WHAT THE TASK ASKS —
Only the number is wanted: how many lines contain "Convert"?

DATA ENTRIES —

--------------------------------

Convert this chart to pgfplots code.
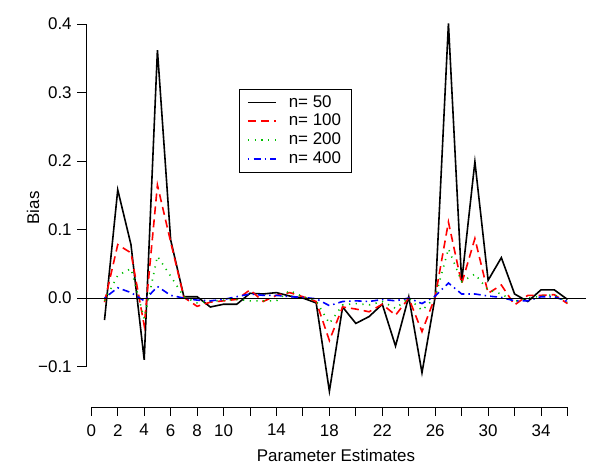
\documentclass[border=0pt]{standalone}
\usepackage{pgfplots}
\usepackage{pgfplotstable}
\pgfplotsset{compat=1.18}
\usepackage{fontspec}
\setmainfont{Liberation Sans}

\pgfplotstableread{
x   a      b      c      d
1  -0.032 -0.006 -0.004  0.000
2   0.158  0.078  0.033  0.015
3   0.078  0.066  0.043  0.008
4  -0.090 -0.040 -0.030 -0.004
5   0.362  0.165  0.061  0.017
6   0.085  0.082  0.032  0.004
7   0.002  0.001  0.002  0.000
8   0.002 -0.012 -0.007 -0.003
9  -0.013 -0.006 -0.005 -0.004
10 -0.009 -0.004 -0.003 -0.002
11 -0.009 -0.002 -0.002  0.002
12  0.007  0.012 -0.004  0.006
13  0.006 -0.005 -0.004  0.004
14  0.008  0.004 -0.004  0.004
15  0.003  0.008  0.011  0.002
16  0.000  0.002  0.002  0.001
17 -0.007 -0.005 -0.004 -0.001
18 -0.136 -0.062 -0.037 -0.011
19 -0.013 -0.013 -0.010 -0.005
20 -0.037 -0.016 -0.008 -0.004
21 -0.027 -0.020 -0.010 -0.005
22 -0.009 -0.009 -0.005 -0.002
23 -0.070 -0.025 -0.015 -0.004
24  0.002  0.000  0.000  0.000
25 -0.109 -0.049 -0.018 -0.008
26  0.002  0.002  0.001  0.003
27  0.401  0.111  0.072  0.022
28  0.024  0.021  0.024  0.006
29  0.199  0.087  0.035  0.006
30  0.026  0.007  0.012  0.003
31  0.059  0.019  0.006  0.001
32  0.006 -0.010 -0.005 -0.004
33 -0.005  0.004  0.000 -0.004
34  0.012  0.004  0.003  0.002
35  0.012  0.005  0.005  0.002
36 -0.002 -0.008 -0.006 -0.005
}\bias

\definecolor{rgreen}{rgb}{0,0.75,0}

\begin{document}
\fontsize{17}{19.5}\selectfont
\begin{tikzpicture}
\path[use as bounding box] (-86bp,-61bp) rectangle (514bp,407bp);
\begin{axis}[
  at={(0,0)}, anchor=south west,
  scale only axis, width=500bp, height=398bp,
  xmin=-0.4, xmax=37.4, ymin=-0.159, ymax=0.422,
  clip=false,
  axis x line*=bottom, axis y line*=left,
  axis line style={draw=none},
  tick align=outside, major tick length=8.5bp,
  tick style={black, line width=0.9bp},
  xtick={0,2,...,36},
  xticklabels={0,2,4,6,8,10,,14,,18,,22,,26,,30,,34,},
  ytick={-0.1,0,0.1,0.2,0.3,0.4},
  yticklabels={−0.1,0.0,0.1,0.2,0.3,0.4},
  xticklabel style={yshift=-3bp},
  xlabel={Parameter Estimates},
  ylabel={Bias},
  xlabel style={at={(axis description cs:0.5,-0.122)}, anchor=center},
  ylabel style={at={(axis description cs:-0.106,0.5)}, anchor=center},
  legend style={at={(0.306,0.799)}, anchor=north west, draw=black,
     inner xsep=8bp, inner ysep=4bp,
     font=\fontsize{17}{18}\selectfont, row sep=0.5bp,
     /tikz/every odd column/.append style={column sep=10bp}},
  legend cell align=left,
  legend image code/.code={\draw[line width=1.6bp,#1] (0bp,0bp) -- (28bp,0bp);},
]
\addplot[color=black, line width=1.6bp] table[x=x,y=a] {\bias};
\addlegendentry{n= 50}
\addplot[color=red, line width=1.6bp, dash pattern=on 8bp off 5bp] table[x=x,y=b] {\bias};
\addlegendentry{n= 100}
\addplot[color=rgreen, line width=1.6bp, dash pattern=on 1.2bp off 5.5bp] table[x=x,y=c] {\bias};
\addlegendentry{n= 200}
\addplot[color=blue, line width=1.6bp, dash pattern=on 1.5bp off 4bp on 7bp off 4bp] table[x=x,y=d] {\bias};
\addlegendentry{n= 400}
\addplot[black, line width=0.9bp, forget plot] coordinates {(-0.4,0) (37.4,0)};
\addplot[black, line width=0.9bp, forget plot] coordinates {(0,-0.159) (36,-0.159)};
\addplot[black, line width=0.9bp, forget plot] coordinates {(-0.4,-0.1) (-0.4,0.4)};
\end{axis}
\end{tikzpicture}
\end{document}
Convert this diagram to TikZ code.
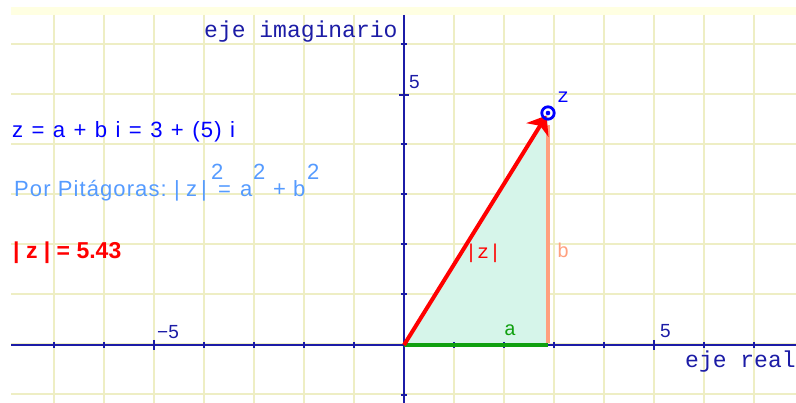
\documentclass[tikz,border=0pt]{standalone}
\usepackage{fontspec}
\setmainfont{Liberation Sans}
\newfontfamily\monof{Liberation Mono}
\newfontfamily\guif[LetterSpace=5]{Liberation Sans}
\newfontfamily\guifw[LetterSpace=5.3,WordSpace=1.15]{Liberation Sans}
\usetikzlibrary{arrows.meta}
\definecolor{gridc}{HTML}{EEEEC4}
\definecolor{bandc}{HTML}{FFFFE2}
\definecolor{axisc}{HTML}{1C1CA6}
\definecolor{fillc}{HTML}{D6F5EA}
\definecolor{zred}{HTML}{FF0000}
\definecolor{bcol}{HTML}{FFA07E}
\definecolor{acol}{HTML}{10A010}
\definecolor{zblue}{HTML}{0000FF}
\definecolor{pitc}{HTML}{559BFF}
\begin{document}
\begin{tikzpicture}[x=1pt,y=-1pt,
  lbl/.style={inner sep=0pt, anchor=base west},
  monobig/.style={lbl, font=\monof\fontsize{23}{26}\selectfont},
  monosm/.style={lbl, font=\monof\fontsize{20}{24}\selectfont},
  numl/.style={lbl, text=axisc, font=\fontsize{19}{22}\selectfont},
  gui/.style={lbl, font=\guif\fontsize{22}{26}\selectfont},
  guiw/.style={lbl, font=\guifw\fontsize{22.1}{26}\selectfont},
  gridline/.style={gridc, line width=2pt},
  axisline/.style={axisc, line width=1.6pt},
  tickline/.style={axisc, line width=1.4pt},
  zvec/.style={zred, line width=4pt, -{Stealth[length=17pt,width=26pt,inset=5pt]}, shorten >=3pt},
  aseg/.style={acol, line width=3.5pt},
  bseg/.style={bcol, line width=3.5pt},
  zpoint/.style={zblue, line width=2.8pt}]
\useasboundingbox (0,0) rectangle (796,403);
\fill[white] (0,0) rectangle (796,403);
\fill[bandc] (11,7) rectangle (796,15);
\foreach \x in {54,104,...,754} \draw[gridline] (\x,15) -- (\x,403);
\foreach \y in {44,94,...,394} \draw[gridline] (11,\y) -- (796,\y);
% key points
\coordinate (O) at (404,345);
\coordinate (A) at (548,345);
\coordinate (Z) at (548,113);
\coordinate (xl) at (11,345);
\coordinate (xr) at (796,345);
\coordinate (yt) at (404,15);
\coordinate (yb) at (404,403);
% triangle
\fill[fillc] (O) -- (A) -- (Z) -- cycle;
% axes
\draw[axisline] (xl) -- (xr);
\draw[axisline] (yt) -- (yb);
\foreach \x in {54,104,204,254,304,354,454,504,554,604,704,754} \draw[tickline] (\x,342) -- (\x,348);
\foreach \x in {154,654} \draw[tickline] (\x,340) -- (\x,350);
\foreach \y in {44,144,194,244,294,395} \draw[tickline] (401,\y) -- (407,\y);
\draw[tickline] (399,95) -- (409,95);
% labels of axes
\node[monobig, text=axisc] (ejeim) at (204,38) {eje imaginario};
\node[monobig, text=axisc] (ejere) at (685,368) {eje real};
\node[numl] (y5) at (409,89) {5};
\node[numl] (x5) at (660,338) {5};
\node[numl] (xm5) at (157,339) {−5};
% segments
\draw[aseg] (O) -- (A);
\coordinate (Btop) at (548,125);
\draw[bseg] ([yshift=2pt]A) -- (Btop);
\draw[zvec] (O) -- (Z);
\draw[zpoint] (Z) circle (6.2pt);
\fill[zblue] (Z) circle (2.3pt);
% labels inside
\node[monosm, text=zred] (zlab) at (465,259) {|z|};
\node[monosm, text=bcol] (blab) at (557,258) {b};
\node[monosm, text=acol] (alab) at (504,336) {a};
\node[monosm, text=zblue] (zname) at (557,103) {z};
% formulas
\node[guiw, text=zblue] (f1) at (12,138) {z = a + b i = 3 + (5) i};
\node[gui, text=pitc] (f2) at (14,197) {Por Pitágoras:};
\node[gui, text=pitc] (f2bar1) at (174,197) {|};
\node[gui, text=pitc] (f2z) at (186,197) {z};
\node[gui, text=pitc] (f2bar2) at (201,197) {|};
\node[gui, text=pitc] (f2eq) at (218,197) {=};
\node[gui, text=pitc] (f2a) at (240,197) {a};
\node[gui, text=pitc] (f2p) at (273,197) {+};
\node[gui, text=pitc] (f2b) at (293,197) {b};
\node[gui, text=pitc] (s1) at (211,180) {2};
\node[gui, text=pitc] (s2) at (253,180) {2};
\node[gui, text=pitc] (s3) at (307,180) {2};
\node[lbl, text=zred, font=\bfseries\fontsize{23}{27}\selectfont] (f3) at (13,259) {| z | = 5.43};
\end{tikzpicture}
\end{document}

--------------------------------

SOLUTION FOR THIS TASK —
2